▸ **EXERCISE AIM**
Scan the records below for lines with the word "image", then state how many you find and nothing else.

▸ **RECORDS SUPPLIED**
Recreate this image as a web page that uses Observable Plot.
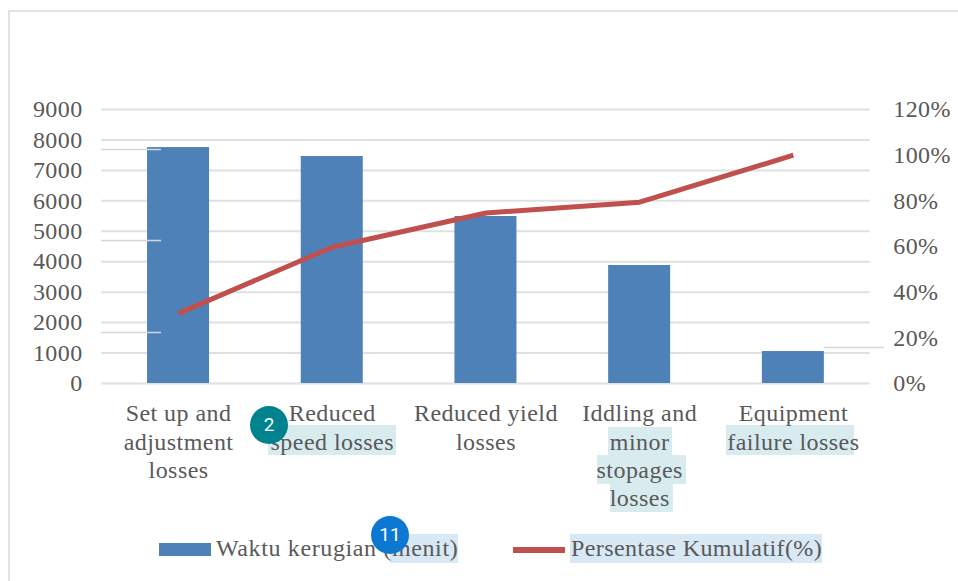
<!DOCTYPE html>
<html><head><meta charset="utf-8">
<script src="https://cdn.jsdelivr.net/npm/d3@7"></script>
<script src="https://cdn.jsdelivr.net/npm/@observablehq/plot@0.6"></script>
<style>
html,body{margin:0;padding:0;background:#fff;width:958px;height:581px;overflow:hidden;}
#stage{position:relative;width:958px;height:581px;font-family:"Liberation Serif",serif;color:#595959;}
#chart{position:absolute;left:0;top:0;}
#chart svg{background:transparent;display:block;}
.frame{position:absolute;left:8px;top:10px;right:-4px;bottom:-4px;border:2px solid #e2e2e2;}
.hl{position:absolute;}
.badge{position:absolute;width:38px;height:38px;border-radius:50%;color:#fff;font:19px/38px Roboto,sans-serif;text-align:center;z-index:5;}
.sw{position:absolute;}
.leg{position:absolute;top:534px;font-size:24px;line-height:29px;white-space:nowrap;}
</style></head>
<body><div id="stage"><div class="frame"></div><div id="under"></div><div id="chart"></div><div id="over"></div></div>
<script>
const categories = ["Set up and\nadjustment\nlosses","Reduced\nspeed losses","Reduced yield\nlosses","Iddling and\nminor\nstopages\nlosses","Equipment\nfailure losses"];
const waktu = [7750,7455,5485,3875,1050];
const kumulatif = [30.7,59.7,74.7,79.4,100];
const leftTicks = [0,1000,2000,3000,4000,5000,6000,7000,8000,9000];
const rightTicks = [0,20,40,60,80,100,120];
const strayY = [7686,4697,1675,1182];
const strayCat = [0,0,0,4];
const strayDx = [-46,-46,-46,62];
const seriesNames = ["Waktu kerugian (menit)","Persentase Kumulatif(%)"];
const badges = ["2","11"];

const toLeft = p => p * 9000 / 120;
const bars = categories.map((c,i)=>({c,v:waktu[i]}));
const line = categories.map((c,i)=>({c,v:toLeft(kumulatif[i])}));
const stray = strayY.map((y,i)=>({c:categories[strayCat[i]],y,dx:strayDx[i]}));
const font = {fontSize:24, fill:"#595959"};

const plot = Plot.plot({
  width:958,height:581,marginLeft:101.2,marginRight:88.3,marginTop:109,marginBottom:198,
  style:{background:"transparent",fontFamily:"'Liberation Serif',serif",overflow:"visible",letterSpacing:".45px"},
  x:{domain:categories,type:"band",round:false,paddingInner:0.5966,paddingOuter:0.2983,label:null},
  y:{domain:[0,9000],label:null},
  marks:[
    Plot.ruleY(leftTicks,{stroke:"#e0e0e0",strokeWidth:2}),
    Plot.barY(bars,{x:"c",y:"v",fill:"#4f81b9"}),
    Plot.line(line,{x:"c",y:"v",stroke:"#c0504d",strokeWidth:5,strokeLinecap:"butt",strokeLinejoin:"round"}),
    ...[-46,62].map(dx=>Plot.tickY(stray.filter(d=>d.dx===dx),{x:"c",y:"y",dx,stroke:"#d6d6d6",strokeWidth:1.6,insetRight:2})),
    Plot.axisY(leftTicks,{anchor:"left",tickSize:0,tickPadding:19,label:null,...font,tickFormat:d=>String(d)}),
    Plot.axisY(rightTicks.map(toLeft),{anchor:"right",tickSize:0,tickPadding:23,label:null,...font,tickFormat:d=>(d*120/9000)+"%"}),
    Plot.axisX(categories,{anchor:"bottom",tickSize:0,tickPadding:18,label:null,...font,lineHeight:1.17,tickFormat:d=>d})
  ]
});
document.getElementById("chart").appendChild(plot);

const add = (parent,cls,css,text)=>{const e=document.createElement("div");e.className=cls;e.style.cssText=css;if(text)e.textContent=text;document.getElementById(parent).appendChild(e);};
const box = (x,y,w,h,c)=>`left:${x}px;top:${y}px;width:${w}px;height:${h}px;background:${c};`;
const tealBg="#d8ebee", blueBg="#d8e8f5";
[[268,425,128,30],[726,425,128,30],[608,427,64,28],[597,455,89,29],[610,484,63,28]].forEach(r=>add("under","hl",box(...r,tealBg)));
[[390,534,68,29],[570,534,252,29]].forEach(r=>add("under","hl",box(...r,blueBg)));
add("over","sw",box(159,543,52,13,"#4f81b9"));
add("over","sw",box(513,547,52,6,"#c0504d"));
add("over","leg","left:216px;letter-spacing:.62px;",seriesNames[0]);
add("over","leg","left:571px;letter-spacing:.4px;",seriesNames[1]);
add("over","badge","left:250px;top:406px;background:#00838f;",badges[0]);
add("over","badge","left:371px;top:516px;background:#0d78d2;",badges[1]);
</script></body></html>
* * *
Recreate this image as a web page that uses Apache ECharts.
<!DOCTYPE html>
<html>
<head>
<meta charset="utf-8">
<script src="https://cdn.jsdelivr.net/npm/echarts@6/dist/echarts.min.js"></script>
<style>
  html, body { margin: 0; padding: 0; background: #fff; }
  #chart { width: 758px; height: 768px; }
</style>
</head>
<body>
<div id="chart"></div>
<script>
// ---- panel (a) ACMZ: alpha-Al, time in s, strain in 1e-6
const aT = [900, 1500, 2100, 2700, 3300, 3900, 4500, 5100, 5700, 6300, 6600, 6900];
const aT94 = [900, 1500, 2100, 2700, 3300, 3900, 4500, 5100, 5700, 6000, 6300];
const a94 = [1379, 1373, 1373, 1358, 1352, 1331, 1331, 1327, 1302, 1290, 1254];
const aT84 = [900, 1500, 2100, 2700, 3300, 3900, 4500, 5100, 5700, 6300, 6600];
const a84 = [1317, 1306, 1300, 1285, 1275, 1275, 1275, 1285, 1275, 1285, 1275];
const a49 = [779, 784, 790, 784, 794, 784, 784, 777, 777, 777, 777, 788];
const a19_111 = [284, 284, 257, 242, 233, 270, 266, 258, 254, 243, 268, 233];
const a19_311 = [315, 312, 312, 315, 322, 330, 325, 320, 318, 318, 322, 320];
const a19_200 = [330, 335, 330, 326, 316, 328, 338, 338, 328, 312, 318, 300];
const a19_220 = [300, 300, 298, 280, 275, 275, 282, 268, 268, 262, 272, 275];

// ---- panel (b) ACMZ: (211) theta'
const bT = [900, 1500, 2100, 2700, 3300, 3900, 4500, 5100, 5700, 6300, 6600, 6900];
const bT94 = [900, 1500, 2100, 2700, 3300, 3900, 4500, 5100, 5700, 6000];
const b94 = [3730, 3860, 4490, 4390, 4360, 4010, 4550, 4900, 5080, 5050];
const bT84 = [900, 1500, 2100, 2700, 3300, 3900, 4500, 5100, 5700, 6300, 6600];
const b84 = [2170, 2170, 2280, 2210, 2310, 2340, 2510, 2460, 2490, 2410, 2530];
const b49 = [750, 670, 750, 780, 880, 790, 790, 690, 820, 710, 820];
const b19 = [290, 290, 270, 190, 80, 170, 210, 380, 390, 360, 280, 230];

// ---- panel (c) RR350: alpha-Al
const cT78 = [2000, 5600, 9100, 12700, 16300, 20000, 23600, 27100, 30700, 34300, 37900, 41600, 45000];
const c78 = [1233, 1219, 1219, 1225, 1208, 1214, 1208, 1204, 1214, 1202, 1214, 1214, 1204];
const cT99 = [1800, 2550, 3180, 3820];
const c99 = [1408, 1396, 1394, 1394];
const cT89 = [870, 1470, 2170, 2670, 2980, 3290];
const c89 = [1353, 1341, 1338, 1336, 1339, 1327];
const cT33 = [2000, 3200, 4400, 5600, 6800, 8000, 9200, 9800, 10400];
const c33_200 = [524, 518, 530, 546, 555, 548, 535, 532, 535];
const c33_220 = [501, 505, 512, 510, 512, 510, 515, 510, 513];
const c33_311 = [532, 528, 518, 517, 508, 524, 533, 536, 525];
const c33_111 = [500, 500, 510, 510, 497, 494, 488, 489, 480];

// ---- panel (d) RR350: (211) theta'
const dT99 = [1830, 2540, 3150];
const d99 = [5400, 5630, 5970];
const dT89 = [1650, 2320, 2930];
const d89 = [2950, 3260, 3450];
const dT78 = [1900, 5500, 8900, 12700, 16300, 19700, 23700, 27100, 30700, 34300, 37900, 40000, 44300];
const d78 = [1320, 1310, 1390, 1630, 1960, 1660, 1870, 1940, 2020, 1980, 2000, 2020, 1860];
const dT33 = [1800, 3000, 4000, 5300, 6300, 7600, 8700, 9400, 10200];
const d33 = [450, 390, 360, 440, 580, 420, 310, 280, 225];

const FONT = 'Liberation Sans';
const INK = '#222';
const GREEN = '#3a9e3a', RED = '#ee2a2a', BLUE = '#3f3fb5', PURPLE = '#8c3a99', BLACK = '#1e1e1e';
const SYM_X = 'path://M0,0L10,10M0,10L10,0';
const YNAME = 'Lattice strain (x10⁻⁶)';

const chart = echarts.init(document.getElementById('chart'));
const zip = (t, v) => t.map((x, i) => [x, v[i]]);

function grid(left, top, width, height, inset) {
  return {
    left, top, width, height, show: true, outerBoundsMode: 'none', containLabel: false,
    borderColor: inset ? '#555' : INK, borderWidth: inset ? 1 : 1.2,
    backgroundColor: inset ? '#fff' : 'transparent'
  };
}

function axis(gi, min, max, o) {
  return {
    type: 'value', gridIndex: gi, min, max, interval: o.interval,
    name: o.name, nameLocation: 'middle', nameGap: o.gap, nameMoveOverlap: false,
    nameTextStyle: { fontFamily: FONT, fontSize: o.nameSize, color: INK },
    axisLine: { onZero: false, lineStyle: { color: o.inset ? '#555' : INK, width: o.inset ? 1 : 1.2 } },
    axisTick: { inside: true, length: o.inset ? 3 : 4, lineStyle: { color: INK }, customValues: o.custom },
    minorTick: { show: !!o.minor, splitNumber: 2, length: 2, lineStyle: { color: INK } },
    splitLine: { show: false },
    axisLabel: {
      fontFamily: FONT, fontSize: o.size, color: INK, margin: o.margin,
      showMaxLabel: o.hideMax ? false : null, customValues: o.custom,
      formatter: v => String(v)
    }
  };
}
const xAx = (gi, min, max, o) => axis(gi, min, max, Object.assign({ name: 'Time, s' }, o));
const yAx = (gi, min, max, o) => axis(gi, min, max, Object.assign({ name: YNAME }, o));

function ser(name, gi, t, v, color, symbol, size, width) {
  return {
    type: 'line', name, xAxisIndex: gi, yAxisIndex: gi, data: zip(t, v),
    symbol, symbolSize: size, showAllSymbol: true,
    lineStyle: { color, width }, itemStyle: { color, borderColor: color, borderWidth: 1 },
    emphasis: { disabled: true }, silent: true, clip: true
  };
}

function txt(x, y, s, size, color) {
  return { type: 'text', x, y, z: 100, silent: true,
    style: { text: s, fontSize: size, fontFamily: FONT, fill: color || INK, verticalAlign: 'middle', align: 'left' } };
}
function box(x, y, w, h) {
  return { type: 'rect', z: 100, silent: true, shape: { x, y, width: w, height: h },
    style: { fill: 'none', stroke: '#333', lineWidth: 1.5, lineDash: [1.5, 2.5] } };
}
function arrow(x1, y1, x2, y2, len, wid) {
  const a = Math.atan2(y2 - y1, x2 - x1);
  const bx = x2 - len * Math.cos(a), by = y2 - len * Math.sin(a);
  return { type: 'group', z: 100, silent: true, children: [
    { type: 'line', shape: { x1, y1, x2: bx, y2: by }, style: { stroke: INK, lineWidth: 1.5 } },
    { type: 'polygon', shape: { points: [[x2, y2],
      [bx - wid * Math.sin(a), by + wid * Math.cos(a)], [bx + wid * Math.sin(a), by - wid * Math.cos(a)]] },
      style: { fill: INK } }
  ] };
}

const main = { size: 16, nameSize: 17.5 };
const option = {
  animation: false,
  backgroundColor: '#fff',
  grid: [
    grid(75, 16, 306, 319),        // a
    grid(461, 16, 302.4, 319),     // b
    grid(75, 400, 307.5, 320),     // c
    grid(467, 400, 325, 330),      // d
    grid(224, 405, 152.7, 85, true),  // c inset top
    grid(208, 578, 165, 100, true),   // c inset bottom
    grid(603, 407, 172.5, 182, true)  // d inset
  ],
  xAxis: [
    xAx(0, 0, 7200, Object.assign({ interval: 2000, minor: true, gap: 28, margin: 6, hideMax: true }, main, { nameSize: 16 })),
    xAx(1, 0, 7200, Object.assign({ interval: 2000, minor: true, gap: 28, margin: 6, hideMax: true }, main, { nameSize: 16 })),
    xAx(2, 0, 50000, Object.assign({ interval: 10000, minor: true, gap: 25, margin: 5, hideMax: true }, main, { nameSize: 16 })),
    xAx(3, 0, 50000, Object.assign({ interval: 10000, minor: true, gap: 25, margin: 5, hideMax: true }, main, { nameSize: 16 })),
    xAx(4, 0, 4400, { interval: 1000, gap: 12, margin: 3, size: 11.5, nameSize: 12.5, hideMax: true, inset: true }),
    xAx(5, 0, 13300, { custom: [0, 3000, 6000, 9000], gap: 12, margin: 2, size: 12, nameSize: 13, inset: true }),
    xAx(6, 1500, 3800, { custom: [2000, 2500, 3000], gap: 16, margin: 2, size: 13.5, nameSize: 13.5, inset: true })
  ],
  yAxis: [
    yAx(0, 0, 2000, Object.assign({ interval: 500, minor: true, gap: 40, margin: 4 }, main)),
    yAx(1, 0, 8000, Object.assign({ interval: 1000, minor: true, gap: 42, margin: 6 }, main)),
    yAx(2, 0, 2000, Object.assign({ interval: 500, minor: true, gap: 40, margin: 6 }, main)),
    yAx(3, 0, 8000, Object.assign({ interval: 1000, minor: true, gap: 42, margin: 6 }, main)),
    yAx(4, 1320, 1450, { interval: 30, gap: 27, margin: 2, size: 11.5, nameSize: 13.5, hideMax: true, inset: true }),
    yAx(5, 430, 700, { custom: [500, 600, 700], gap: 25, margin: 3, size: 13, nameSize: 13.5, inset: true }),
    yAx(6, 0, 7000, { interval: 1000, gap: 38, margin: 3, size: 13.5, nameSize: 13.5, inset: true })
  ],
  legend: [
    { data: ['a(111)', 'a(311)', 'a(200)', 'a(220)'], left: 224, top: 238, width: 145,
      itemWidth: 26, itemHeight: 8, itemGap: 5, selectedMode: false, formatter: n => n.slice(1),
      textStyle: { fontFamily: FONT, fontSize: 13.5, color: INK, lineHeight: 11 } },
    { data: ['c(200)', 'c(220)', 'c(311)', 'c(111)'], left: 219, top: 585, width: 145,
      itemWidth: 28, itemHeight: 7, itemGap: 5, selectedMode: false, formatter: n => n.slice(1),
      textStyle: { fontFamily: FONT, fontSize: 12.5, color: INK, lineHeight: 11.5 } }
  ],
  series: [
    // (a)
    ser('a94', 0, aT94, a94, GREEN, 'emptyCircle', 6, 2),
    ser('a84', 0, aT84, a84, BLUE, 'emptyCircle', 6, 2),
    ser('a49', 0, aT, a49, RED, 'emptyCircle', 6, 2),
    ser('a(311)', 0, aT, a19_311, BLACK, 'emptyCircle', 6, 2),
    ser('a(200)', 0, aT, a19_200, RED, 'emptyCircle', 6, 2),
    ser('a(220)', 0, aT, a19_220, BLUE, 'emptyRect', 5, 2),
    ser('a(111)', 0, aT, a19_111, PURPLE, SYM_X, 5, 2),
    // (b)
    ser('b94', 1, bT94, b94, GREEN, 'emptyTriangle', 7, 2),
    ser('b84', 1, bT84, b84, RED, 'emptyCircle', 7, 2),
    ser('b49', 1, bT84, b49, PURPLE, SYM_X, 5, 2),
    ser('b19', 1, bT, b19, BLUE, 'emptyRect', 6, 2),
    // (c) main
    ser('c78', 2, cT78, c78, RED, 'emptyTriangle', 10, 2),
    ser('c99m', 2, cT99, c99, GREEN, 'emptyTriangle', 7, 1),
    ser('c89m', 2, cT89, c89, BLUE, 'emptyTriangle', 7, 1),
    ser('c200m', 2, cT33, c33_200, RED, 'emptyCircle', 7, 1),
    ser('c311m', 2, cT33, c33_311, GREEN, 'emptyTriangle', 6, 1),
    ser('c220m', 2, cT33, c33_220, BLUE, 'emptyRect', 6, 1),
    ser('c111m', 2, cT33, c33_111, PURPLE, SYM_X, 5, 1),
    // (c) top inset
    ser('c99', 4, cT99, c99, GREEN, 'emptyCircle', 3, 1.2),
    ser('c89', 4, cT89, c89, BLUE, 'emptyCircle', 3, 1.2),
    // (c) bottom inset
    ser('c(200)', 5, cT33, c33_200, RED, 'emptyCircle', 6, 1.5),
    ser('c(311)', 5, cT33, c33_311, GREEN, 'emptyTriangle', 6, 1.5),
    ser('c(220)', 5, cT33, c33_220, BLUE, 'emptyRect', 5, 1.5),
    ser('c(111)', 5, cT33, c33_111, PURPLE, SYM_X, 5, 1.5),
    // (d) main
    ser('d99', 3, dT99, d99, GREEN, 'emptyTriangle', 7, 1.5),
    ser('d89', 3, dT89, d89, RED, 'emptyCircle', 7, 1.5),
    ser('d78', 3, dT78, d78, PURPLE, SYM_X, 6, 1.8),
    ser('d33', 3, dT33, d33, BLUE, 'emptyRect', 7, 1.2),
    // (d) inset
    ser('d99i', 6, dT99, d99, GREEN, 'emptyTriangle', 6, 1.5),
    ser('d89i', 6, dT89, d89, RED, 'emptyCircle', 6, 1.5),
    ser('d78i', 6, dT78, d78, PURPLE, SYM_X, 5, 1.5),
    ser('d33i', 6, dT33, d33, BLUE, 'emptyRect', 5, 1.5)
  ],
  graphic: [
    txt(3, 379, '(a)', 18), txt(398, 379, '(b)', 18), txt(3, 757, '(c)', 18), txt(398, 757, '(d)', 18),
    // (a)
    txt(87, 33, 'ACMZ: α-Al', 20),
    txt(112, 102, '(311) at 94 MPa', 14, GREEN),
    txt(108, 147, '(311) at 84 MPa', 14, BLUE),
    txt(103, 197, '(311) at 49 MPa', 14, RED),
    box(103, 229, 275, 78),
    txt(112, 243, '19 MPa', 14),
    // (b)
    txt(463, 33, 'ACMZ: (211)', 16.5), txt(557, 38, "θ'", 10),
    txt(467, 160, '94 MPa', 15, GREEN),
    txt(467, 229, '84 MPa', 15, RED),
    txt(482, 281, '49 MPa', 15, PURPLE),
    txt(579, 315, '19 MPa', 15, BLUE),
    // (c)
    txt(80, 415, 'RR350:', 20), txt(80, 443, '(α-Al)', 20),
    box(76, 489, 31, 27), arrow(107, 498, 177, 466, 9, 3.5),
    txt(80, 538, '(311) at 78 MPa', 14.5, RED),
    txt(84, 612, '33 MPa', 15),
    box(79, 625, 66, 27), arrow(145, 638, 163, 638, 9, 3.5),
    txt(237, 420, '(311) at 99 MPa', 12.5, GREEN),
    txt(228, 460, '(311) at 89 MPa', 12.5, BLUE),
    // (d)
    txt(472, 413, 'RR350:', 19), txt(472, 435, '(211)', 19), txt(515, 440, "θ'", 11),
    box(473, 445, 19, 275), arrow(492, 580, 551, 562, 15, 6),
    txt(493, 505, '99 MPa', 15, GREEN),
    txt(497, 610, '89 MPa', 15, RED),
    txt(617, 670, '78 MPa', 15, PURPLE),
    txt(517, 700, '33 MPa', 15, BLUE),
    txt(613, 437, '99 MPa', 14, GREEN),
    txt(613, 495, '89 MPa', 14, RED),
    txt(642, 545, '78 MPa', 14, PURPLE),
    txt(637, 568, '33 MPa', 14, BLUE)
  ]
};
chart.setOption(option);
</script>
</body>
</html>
--
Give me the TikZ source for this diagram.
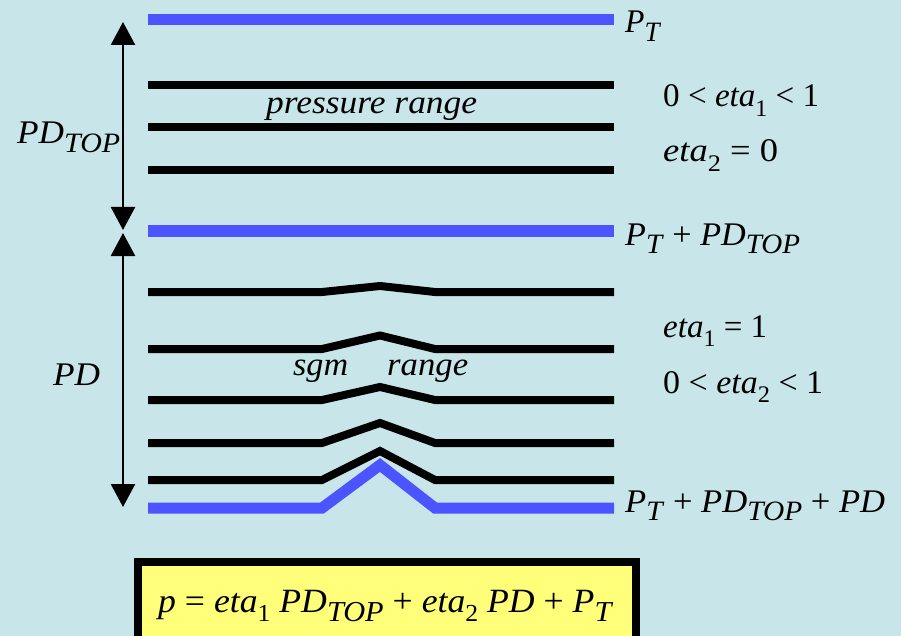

▸ **EXERCISE SOLUTION**
2